A traditional 2:1 balun by itself will suppress common-mode noise and even-order distortion components, but that's about all it will do.  If you don't care about either of those, you might as well go single-ended.  For best overall performance, consider the 180-degree couplers in the Mini-Circuits catalog instead of a traditional balun. 

With the LMK61E2's LVPECL outputs, for instance, the data sheet recommends either using a balun or just one of the single-ended outputs, leaving the other terminated in an unused 50R load.  A 2:1 balun will not give you any additional output power over the SE output, but you can pick up another 2 dBm with an SBTCJ-1WX+.   I keep expecting the eval board designers and data-sheet authors to realize that those parts exist, but it doesn't seem to be happening.

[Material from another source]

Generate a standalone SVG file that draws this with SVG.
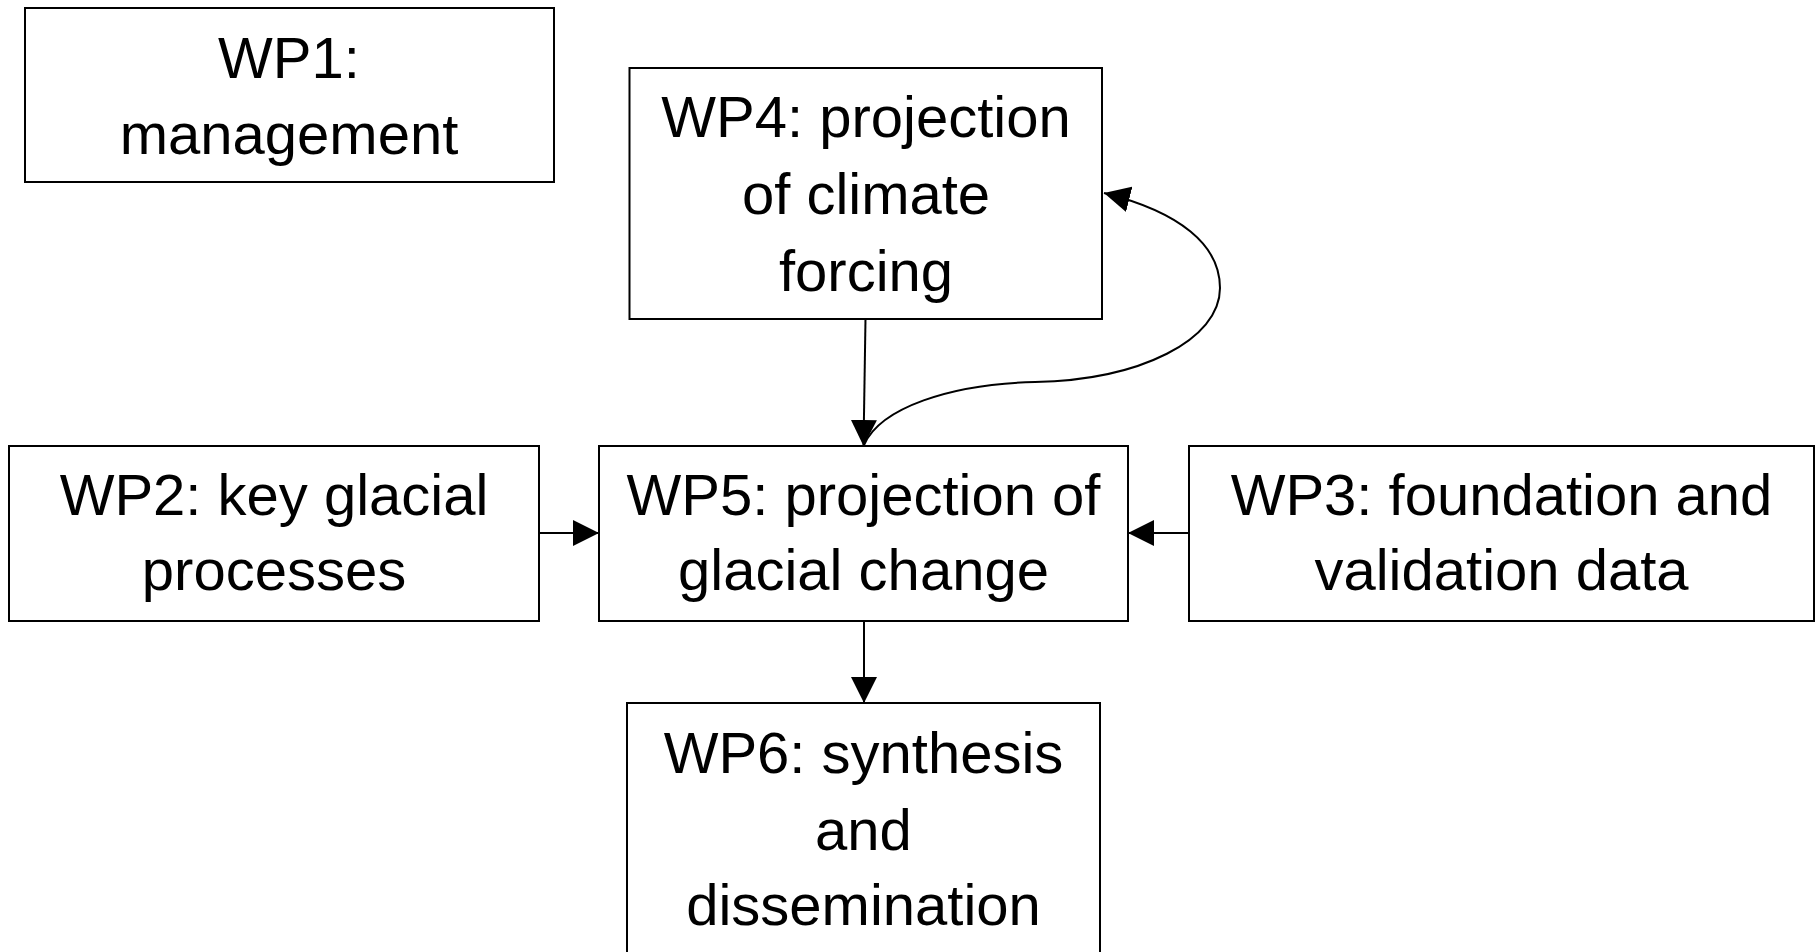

Edit: also note that the hybrid coupler is really needed only if the source actually cares about 50-ohm output at each of its differential ports.  At low frequencies it probably doesn't, in which case you may get the same output amplitude boost by using the (much cheaper) 1:1 transformer with no resistive termination at all.  Voltage compliance may be a problem if you ever let it run open-circuit, though.

[G0HZU]

Macom are generally much better/clearer at presenting winding information in their datasheets for similar RF transformers. I'm not so impressed by their web based component selector though...

https://www.macom.com/products/passives/transformers--baluns


The datasheet example below is for a 75 ohm transformer but they do give some winding/turns information in the datasheet.

https://cdn.macom.com/datasheets/MABA-008965-CF1160.pdf

[Yansi]

But it still does not make that circuit correct, as the R21 (including C32) are both not needed.

It all depends on what is connected to C32....     If a high Z voltage driven device with a DC bias is followed then both R21 and C32 are required.

There was an amp behind, but it had a separate cap on its input. This is just a duplicate cap for no reason.